For more than ten years Joseph Zucker has been making paintings by affixing paint-saturated cotton balls to stretched canvas. The earliest of these works were made in mosaic fashion, with each cotton ball forming a discrete unit. In the mid seventies, he altered the process somewhat by stretching the balls into shapes which fit in and around one another. Critics have observed that in Zucker's process the cotton ball is both brush and brushstroke.
When the opportunity arose to work at San Francisco's Institute for Experimental Printmaking, Zucker recognized it as a chance to extend his image-making process into a new medium. The workshop, founded by Garner Tullis eight years ago and now directed by Ann Tullis, specializes in cast-paper prints made from paper pulp. The method of constructing the prints is tailored to meet the particular needs of each artist who comes there to work.
The transition from working with cotton balls on canvas to working with cotton fiber-based paper pulp on sheets of handmade paper was very natural for Zucker. He submitted a simple drawing of a candle in a candlestick to the workshop which was silkscreened onto the paper specially made for the prints. (This is the only actual printing that occurred during the entire process.) Next, over thirty buckets of paper pulp we prepared, each colored with a different fabric dye. The pulp was then mixed with glue so that it would adhere to the paper support. At this point, Zucker took over the fabrication, dipping into the tubs with his hands and molding the wet, malleable substance onto the surface of the sheets of heavy paper. Zucker's method of manipulating the pulp on the paper relates remarkably closely to the way he creates his cotton on canvas paintings.
Zucker made thirty-six prints in all, each composed of six to ten colors. The edition is comprised of twelve color-related sets of three. One from each color set is shown in MATRIX 41. Since no two prints are exactly alike, it is more accurate to think of the prints as a series than as an edition, as the latter term implies multiple, identical units.
According to Zucker, the candle image (first used in paintings from 1973-74) is a metaphor for a pre-electric world where handcraft was still the predominant form of manufacture. The image is drawn in a basic, cartoon-like style so that its identity is maintained amid the dense texture and bold color. There is, however, an intentional play between the real and the abstract; the image tends to dissolve into abstract color areas as the viewer moves closer to the print.
High-key, even gaudy, color has been a consistent characteristic of Zucker's work since he began working with cotton. He found that the fabric dyes used to tint the paper pulp were able to yield colors as intense as those that appear in his paintings. The bright color, together with the prosaic subject matter, evokes an amusement part sensibility-a world of cotton candy, colored popcorn, and cheap souvenirs. In his work, Zucker ignores the traditional distinction made between fine and popular art, a distinction he finds both artificial and limiting.
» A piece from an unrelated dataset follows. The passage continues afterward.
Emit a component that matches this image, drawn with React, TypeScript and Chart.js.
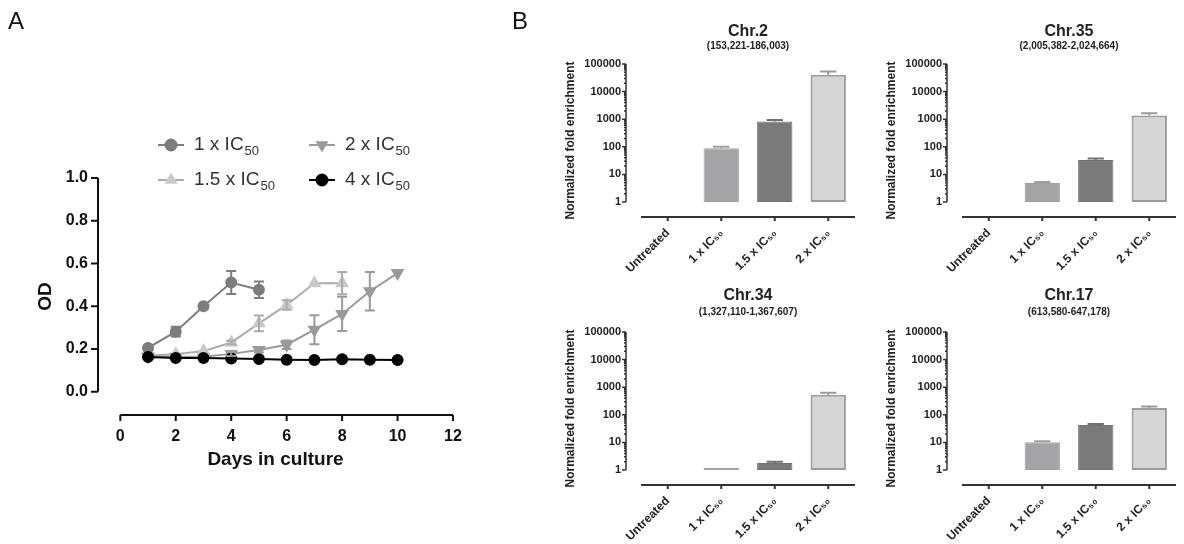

When Zucker began to show his work in New York in the late sixties, it had a radically different look from predominant art-world styles of the time. Minimal painters, whose work relied on a reduced number of elements and a limited palette, were widely recognized. Other artists, who were known as Conceptualists, devoided themselves of the necessity to make objects at all, asserting that the idea was of primary importance. Zucker did not feel comfortable with either position and chose to use representational subject matter in the form of brightly colored, commonplace objects and scenes. By the mid seventies it became apparent that other artists were also reintroducing recognizable imagery into their paintings. These artists, which included Neil Jenney and Susan Rothenberg (see MATRIX 3) among others, share certain attitudes such as the use of disjointed, isolated images simply, even crudely, drawn. The notion of Decor- ative painting gained currency in the seventies, and Zucker is often associated with the painters of this group as well. Like Zucker, many of the Decorative painters use highly saturated color and exaggerated texture in an unabashed celebration of the oft-maligned ornamental function of art.
Without denying the joyous, humorous, or even the kitsch quality of his work, Zucker asserts that formal considerations are equally significant. He constructs his pictures in a highly disciplined and complex manner which requires simultaneous manipulation of color, material, form and image.
It is, indeed, the artist's sophisticated knowledge of abstract picture-making utilized in the creation of his work which gives enduring, as well as immediate, pleasure to the viewer. Zucker currently works and lives in New York, where he is represented by the Holly Solomon Gallery. He was born and educated in Chicago, receiving his B.F.A. (1964) and M.F.A. (1966) degrees from The Art Institute of Chicago. The prints on view were published by Pace Editions Inc., New York.